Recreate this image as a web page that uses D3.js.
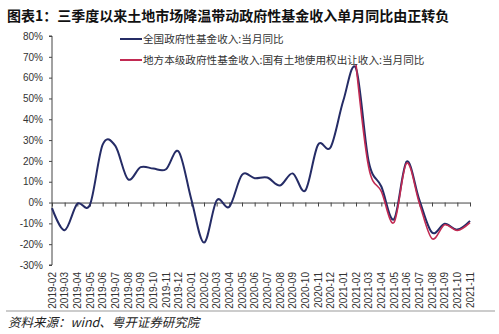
<!DOCTYPE html>
<html>
<head>
<meta charset="utf-8">
<script src="https://cdn.jsdelivr.net/npm/d3@7"></script>
<style>
  html, body { margin: 0; padding: 0; background: #fff; }
  svg { display: block; }
</style>
</head>
<body>
<svg id="chart" width="499" height="334"></svg>
<script>
// Month categories (x axis)
const months = [
  "2019-02","2019-03","2019-04","2019-05","2019-06","2019-07","2019-08","2019-09",
  "2019-10","2019-11","2019-12","2020-01","2020-02","2020-03","2020-04","2020-05",
  "2020-06","2020-07","2020-08","2020-09","2020-10","2020-11","2020-12","2021-01",
  "2021-02","2021-03","2021-04","2021-05","2021-06","2021-07","2021-08","2021-09",
  "2021-10","2021-11"
];

// 全国政府性基金收入:当月同比 (%)
const nationalFund = [
  -2.7, -13.3, -0.6, -1.0, 27.8, 27.2, 11.2, 17.0,
  16.3, 16.0, 24.5, 1.5, -19.2, 1.0, -2.0, 13.3,
  11.7, 12.0, 8.2, 14.0, 5.8, 27.7, 26.6, 49.0,
  64.5, 19.7, 7.7, -8.0, 19.7, 1.3, -14.4, -10.2,
  -13.0, -8.8
];

// 地方本级政府性基金收入:国有土地使用权出让收入:当月同比 (%), from 2021-02
const landMonths = [
  "2021-02","2021-03","2021-04","2021-05","2021-06","2021-07","2021-08","2021-09",
  "2021-10","2021-11"
];
const landTransfer = [
  66.5, 17.0, 5.3, -9.6, 18.9, -0.3, -17.3, -10.7,
  -13.4, -9.6
];

const yTicks = [80, 70, 60, 50, 40, 30, 20, 10, 0, -10, -20, -30];

const svg = d3.select("#chart");

const x = d3.scalePoint().domain(months).range([52, 470]);
const y = d3.scaleLinear().domain([-30, 80]).range([265, 36]);

// Title
svg.append("text")
  .attr("x", 7).attr("y", 21)
  .attr("font-family", "'Noto Sans CJK SC', sans-serif")
  .attr("font-weight", "bold")
  .attr("font-size", 14)
  .attr("fill", "#111")
  .text("图表1：三季度以来土地市场降温带动政府性基金收入单月同比由正转负");

// Y axis
const yAxis = d3.axisLeft(y)
  .tickValues(yTicks)
  .tickSize(3)
  .tickFormat(d => d + "%");
const gy = svg.append("g").attr("transform", "translate(52,0)").call(yAxis);
gy.select(".domain").attr("stroke", "#444").attr("d", "M-3,36H0V265H-3");
gy.selectAll(".tick line").attr("stroke", "#444");
gy.selectAll(".tick text")
  .attr("font-family", "'Liberation Sans', Arial, sans-serif")
  .attr("font-size", 10)
  .attr("fill", "#333")
  .attr("x", -9);

// X axis along the zero line
const xAxis = d3.axisBottom(x).tickSize(4).tickSizeOuter(0);
const gx = svg.append("g").attr("transform", `translate(0,${y(0)})`).call(xAxis);
gx.select(".domain").attr("stroke", "#444");
gx.selectAll(".tick line").attr("stroke", "#444");
gx.selectAll(".tick text").remove();

// Rotated month labels below the plot
svg.append("g").selectAll("text")
  .data(months)
  .join("text")
  .attr("transform", d => `translate(${x(d) + 3.5},272) rotate(-90)`)
  .attr("text-anchor", "end")
  .attr("font-family", "'Liberation Sans', Arial, sans-serif")
  .attr("font-size", 10)
  .attr("fill", "#333")
  .text(d => d);

// Smoothed lines
const line = d3.line().curve(d3.curveCatmullRom.alpha(0));

const navy = "#252c66";
const crimson = "#c22a52";

svg.append("path")
  .attr("d", line(months.map((m, i) => [x(m), y(nationalFund[i])])))
  .attr("fill", "none")
  .attr("stroke", navy)
  .attr("stroke-width", 2);

svg.append("path")
  .attr("d", line(landMonths.map((m, i) => [x(m), y(landTransfer[i])])))
  .attr("fill", "none")
  .attr("stroke", crimson)
  .attr("stroke-width", 1.6);

// Legend
const legend = [
  { label: "全国政府性基金收入:当月同比", color: navy, y: 39 },
  { label: "地方本级政府性基金收入:国有土地使用权出让收入:当月同比", color: crimson, y: 60 }
];
const lg = svg.append("g");
legend.forEach(item => {
  lg.append("line")
    .attr("x1", 120).attr("x2", 142)
    .attr("y1", item.y).attr("y2", item.y)
    .attr("stroke", item.color).attr("stroke-width", 2);
  lg.append("text")
    .attr("x", 143).attr("y", item.y + 4)
    .attr("font-family", "'Noto Sans CJK SC', sans-serif")
    .attr("font-size", 10.6)
    .attr("fill", "#333")
    .text(item.label);
});

// Source footer
svg.append("line")
  .attr("x1", 6).attr("x2", 495)
  .attr("y1", 311).attr("y2", 311)
  .attr("stroke", "#999").attr("stroke-width", 1);
svg.append("text")
  .attr("x", 8).attr("y", 327)
  .attr("font-family", "'Noto Sans CJK SC', sans-serif")
  .attr("font-style", "italic")
  .attr("font-size", 12.5)
  .attr("fill", "#222")
  .text("资料来源：wind、粤开证券研究院");
</script>
</body>
</html>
# # # #
# [Task]
Copy the listing over exactly, skipping the pictures it holds.

# [Result of this task]
Recreate this image as a web page that uses D3.js.
<!DOCTYPE html>
<html>
<head>
<meta charset="utf-8">
<script src="https://cdn.jsdelivr.net/npm/d3@7"></script>
<style>
  html, body { margin: 0; padding: 0; background: #fff; }
  svg { display: block; }
</style>
</head>
<body>
<svg id="chart" width="499" height="334"></svg>
<script>
// Month categories (x axis)
const months = [
  "2019-02","2019-03","2019-04","2019-05","2019-06","2019-07","2019-08","2019-09",
  "2019-10","2019-11","2019-12","2020-01","2020-02","2020-03","2020-04","2020-05",
  "2020-06","2020-07","2020-08","2020-09","2020-10","2020-11","2020-12","2021-01",
  "2021-02","2021-03","2021-04","2021-05","2021-06","2021-07","2021-08","2021-09",
  "2021-10","2021-11"
];

// 全国政府性基金收入:当月同比 (%)
const nationalFund = [
  -2.7, -13.3, -0.6, -1.0, 27.8, 27.2, 11.2, 17.0,
  16.3, 16.0, 24.5, 1.5, -19.2, 1.0, -2.0, 13.3,
  11.7, 12.0, 8.2, 14.0, 5.8, 27.7, 26.6, 49.0,
  64.5, 19.7, 7.7, -8.0, 19.7, 1.3, -14.4, -10.2,
  -13.0, -8.8
];

// 地方本级政府性基金收入:国有土地使用权出让收入:当月同比 (%), from 2021-02
const landMonths = [
  "2021-02","2021-03","2021-04","2021-05","2021-06","2021-07","2021-08","2021-09",
  "2021-10","2021-11"
];
const landTransfer = [
  66.5, 17.0, 5.3, -9.6, 18.9, -0.3, -17.3, -10.7,
  -13.4, -9.6
];

const yTicks = [80, 70, 60, 50, 40, 30, 20, 10, 0, -10, -20, -30];

const svg = d3.select("#chart");

const x = d3.scalePoint().domain(months).range([52, 470]);
const y = d3.scaleLinear().domain([-30, 80]).range([265, 36]);

// Title
svg.append("text")
  .attr("x", 7).attr("y", 21)
  .attr("font-family", "'Noto Sans CJK SC', sans-serif")
  .attr("font-weight", "bold")
  .attr("font-size", 14)
  .attr("fill", "#111")
  .text("图表1：三季度以来土地市场降温带动政府性基金收入单月同比由正转负");

// Y axis
const yAxis = d3.axisLeft(y)
  .tickValues(yTicks)
  .tickSize(3)
  .tickFormat(d => d + "%");
const gy = svg.append("g").attr("transform", "translate(52,0)").call(yAxis);
gy.select(".domain").attr("stroke", "#444").attr("d", "M-3,36H0V265H-3");
gy.selectAll(".tick line").attr("stroke", "#444");
gy.selectAll(".tick text")
  .attr("font-family", "'Liberation Sans', Arial, sans-serif")
  .attr("font-size", 10)
  .attr("fill", "#333")
  .attr("x", -9);

// X axis along the zero line
const xAxis = d3.axisBottom(x).tickSize(4).tickSizeOuter(0);
const gx = svg.append("g").attr("transform", `translate(0,${y(0)})`).call(xAxis);
gx.select(".domain").attr("stroke", "#444");
gx.selectAll(".tick line").attr("stroke", "#444");
gx.selectAll(".tick text").remove();

// Rotated month labels below the plot
svg.append("g").selectAll("text")
  .data(months)
  .join("text")
  .attr("transform", d => `translate(${x(d) + 3.5},272) rotate(-90)`)
  .attr("text-anchor", "end")
  .attr("font-family", "'Liberation Sans', Arial, sans-serif")
  .attr("font-size", 10)
  .attr("fill", "#333")
  .text(d => d);

// Smoothed lines
const line = d3.line().curve(d3.curveCatmullRom.alpha(0));

const navy = "#252c66";
const crimson = "#c22a52";

svg.append("path")
  .attr("d", line(months.map((m, i) => [x(m), y(nationalFund[i])])))
  .attr("fill", "none")
  .attr("stroke", navy)
  .attr("stroke-width", 2);

svg.append("path")
  .attr("d", line(landMonths.map((m, i) => [x(m), y(landTransfer[i])])))
  .attr("fill", "none")
  .attr("stroke", crimson)
  .attr("stroke-width", 1.6);

// Legend
const legend = [
  { label: "全国政府性基金收入:当月同比", color: navy, y: 39 },
  { label: "地方本级政府性基金收入:国有土地使用权出让收入:当月同比", color: crimson, y: 60 }
];
const lg = svg.append("g");
legend.forEach(item => {
  lg.append("line")
    .attr("x1", 120).attr("x2", 142)
    .attr("y1", item.y).attr("y2", item.y)
    .attr("stroke", item.color).attr("stroke-width", 2);
  lg.append("text")
    .attr("x", 143).attr("y", item.y + 4)
    .attr("font-family", "'Noto Sans CJK SC', sans-serif")
    .attr("font-size", 10.6)
    .attr("fill", "#333")
    .text(item.label);
});

// Source footer
svg.append("line")
  .attr("x1", 6).attr("x2", 495)
  .attr("y1", 311).attr("y2", 311)
  .attr("stroke", "#999").attr("stroke-width", 1);
svg.append("text")
  .attr("x", 8).attr("y", 327)
  .attr("font-family", "'Noto Sans CJK SC', sans-serif")
  .attr("font-style", "italic")
  .attr("font-size", 12.5)
  .attr("fill", "#222")
  .text("资料来源：wind、粤开证券研究院");
</script>
</body>
</html>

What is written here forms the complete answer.